What shall we say then? Are we to continue in sin that grace may abound? By no means! How can we who died to sin still live in it? Do you not know that all of us who have been baptized into Christ Jesus were baptized into his death? We were buried therefore with him by baptism into death, in order that, just as Christ was raised from the dead by the glory of the Father, we too might walk in newness of life. For if we have been united with him in a death like his, we shall certainly be united with him in a resurrection like his. We know that our old self was crucified with him in order that the body of sin might be brought to nothing, so that we would no longer be enslaved to sin. For one who has died has been set free from sin.Romans 6:1-7
This passage from Paul has been one of the richest I have come across recently that has expanded my horizons of what salvation entails. In this passage Paul makes central the idea that the process of salvation is us being united to Christ.

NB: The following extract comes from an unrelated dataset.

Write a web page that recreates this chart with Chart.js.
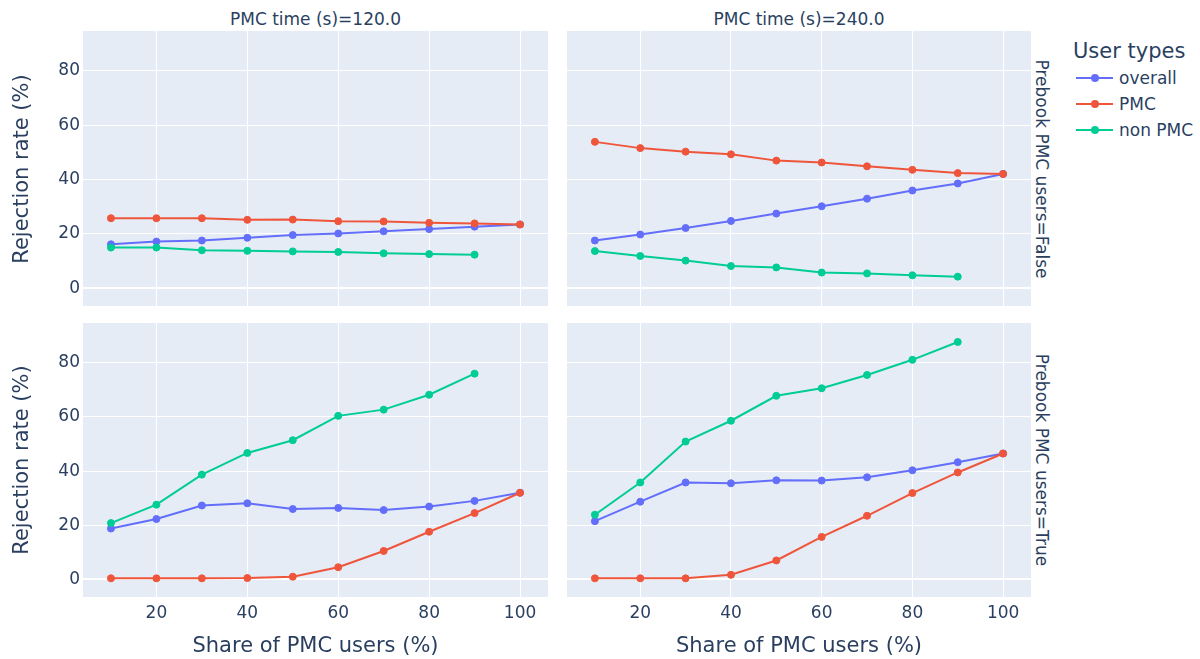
<!DOCTYPE html>
<html>
<head>
<meta charset="utf-8">
<script src="https://cdn.jsdelivr.net/npm/chart.js@4.4.0/dist/chart.umd.min.js"></script>
<style>
  body { margin: 0; background: #fff; }
  #page { position: relative; width: 1200px; height: 659px; overflow: hidden;
          font-family: 'DejaVu Sans', sans-serif; color: #2a3f5f; }
  .panel { position: absolute; }
  .txt { position: absolute; white-space: nowrap; line-height: 1; }
  .mid { transform: translate(-50%, -50%); }
  .up { transform: translate(-50%, -50%) rotate(-90deg); }
  .down { transform: translate(-50%, -50%) rotate(90deg); }
  .left { transform: translate(0, -50%); }
</style>
</head>
<body>
<div id="page"></div>
<script>
// Share of PMC users (%) on the x axis
const shares = [10, 20, 30, 40, 50, 60, 70, 80, 90, 100];
const xTicks = [20, 40, 60, 80, 100];
const yTicks = [0, 20, 40, 60, 80];

const seriesNames = ['overall', 'PMC', 'non PMC'];
const seriesColors = ['#636efa', '#ef553b', '#00cc96'];

const pmcTimes = ['120.0', '240.0'];
const prebookFlags = ['False', 'True'];

// PMC time 120 s, no prebooking
const overall120F = [16.2, 17.2, 17.6, 18.6, 19.6, 20.2, 21.0, 21.8, 22.7, 23.5];
const pmc120F = [25.8, 25.8, 25.8, 25.2, 25.3, 24.7, 24.6, 24.1, 23.9, 23.5];
const nonPmc120F = [15.0, 15.0, 14.0, 13.8, 13.6, 13.4, 12.9, 12.6, 12.4];

// PMC time 240 s, no prebooking
const overall240F = [17.6, 19.8, 22.2, 24.8, 27.5, 30.2, 33.0, 36.0, 38.6, 42.1];
const pmc240F = [53.9, 51.6, 50.3, 49.3, 47.0, 46.3, 44.9, 43.6, 42.4, 42.1];
const nonPmc240F = [13.7, 11.9, 10.2, 8.2, 7.7, 5.8, 5.5, 4.8, 4.3];

// PMC time 120 s, prebooking
const overall120T = [18.8, 22.3, 27.3, 28.1, 26.0, 26.4, 25.6, 26.9, 29.0, 32.0];
const pmc120T = [0.4, 0.4, 0.4, 0.5, 1.0, 4.5, 10.5, 17.6, 24.5, 32.0];
const nonPmc120T = [20.8, 27.6, 38.7, 46.7, 51.4, 60.4, 62.7, 68.2, 76.0];

// PMC time 240 s, prebooking
const overall240T = [21.5, 28.7, 35.8, 35.5, 36.6, 36.5, 37.7, 40.3, 43.3, 46.5];
const pmc240T = [0.4, 0.4, 0.4, 1.7, 7.0, 15.7, 23.5, 31.9, 39.5, 46.5];
const nonPmc240T = [23.9, 35.8, 50.9, 58.6, 67.8, 70.6, 75.5, 81.1, 87.7];

const facets = [
  [[overall120F, pmc120F, nonPmc120F], [overall240F, pmc240F, nonPmc240F]],
  [[overall120T, pmc120T, nonPmc120T], [overall240T, pmc240T, nonPmc240T]]
];

// plot rectangles of the 2x2 grid
const cols = [{ x: 83, w: 465 }, { x: 567, w: 464 }];
const rows = [{ y: 31, h: 275 }, { y: 323, h: 274 }];

const textColor = '#2a3f5f';
Chart.defaults.font.family = "'DejaVu Sans', sans-serif";
Chart.defaults.color = textColor;

const page = document.getElementById('page');

const plotBackground = {
  id: 'plotBackground',
  beforeDraw(chart) {
    const { ctx, chartArea: a } = chart;
    ctx.save();
    ctx.fillStyle = '#e5ecf6';
    ctx.fillRect(a.left, a.top, a.width, a.height);
    ctx.restore();
  }
};

function addText(text, x, y, size, cls) {
  const el = document.createElement('div');
  el.className = 'txt ' + cls;
  el.textContent = text;
  el.style.left = x + 'px';
  el.style.top = y + 'px';
  el.style.fontSize = size + 'px';
  page.appendChild(el);
  return el;
}

function noPadding(scale) {
  scale.paddingLeft = 0;
  scale.paddingRight = 0;
  scale.paddingTop = 0;
  scale.paddingBottom = 0;
}

function makePanel(r, c) {
  const yw = c === 0 ? 70 : 0;
  const xh = r === 1 ? 40 : 0;
  const div = document.createElement('div');
  div.className = 'panel';
  div.style.left = (cols[c].x - yw) + 'px';
  div.style.top = rows[r].y + 'px';
  div.style.width = (cols[c].w + yw) + 'px';
  div.style.height = (rows[r].h + xh) + 'px';
  const canvas = document.createElement('canvas');
  div.appendChild(canvas);
  page.appendChild(div);

  const datasets = facets[r][c].map((vals, i) => ({
    label: seriesNames[i],
    data: vals.map((v, j) => ({ x: shares[j], y: v })),
    borderColor: seriesColors[i],
    backgroundColor: seriesColors[i],
    borderWidth: 2,
    pointRadius: 3.5,
    pointBorderWidth: 1,
    pointHoverRadius: 3.5,
    tension: 0,
    order: 2 - i
  }));

  new Chart(canvas, {
    type: 'line',
    data: { datasets },
    plugins: [plotBackground],
    options: {
      responsive: true,
      maintainAspectRatio: false,
      animation: false,
      layout: { padding: 0, autoPadding: false },
      plugins: { legend: { display: false }, tooltip: { enabled: false } },
      scales: {
        x: {
          type: 'linear',
          min: 3.85,
          max: 106.15,
          afterBuildTicks: s => { s.ticks = xTicks.map(v => ({ value: v })); },
          afterFit: s => { s.height = xh; noPadding(s); },
          border: { display: false },
          grid: { color: '#ffffff', lineWidth: 1, drawTicks: false },
          ticks: { display: r === 1, padding: 6, maxRotation: 0, autoSkip: false,
                   font: { size: 17 }, color: textColor }
        },
        y: {
          min: -6.5,
          max: 94.7,
          afterBuildTicks: s => { s.ticks = yTicks.map(v => ({ value: v })); },
          afterFit: s => { s.width = yw; noPadding(s); },
          border: { display: false },
          grid: { color: '#ffffff', drawTicks: false,
                  lineWidth: ctx => (ctx.tick && ctx.tick.value === 0 ? 2 : 1) },
          ticks: { display: c === 0, padding: 3, font: { size: 17 }, color: textColor }
        }
      }
    }
  });
}

for (let r = 0; r < 2; r++) {
  for (let c = 0; c < 2; c++) makePanel(r, c);
}

// facet column headers and x axis titles
cols.forEach((col, c) => {
  addText('PMC time (s)=' + pmcTimes[c], col.x + col.w / 2, 19, 17, 'mid');
  addText('Share of PMC users (%)', col.x + col.w / 2, 645, 21, 'mid');
});

// facet row labels and y axis titles
rows.forEach((row, r) => {
  addText('Prebook PMC users=' + prebookFlags[r], 1041, row.y + row.h / 2, 17, 'down');
  addText('Rejection rate (%)', 21, row.y + row.h / 2, 21, 'up');
});

// legend
addText('User types', 1073, 51, 21, 'left');
seriesNames.forEach((name, i) => {
  const y = 78 + i * 26;
  const line = document.createElement('div');
  line.style.cssText = `position:absolute;left:1076px;top:${y - 1}px;width:37px;height:2px;background:${seriesColors[i]}`;
  page.appendChild(line);
  const dot = document.createElement('div');
  dot.style.cssText = `position:absolute;left:${1094.5 - 4}px;top:${y - 4}px;width:8px;height:8px;border-radius:50%;background:${seriesColors[i]}`;
  page.appendChild(dot);
  addText(name, 1119, y, 17, 'left');
});
</script>
</body>
</html>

The standard and prevalent view of salvation that I have come across is that Christ saves us primarily through his death. This view holds that his death is payment for the penalty of our sins and therefore he takes on the punishment that was due to us. And by taking that punishment upon himself, we no longer need to face that punishment and are therefore saved and God is able to forgive us. However, what Paul argues here is that we are saved by the life and person of Christ and not simply the event of his death. This is especially clear in Romans 5:8-11 where Paul says after we are justified by his blood and reconciled to God through the death of Christ, we will be saved by his life. In other words what saves us is not only the death and blood of Christ as an offering (the event of his death) but simply Christ.
Christ is not simply our substitute whose work of saving us is done entirely apart from us. Paul makes clear that in some real sense in the process of salvation we are united to Christ. Our union to him unites us to his death which results in the power of sin present in us being destroyed. The underlying premise is that the death of Christ results in the destruction of our bondage to sin.
This naturally leads to the fact that salvation results in a fundamental change in our nature. The old self enslaved to sin is done away with and crucified with Christ; and the new self with the potential and capacity of truly living in obedience, righteousness and in harmony with God is made alive. Our union to Christ unites us to his sin killing death and unites us to his life giving resurrection. This new nature we receive is a total transformation that occurs within the self and not outside of us. This new transformed nature is the basis for our sanctification being possible. Sanctification is the actualisation of the potential and capacity we possess in the new self. We are now able to bare the sweet fruits of love, temperance, justice, wisdom, self-control, patience and humility; because we now possess the righteousness of Christ, a nature with the inherent potential and capacity for such fruits.
Justification means to be made truly just and righteous. In verse 7, the word “set free” translates the greek word dikaioo which is the same word Paul uses in other places to refer to being justified (Romans 3:24). Paul uses the same word, to be justified, to describe this entire process of union with Christ which leads to our bondage to sin being broken and a new regenerated self emerging.
Therefore justification cannot be limited to mean being in good legal standing with God, or a process that is alien and extrinsic to you referring only to how God sees you. To be justified means to be made just, and we are made just not by our own actions but by grace which unites us to Christ.
The central theme, locus and crux of salvation and life is being united with Christ – now and for eternity.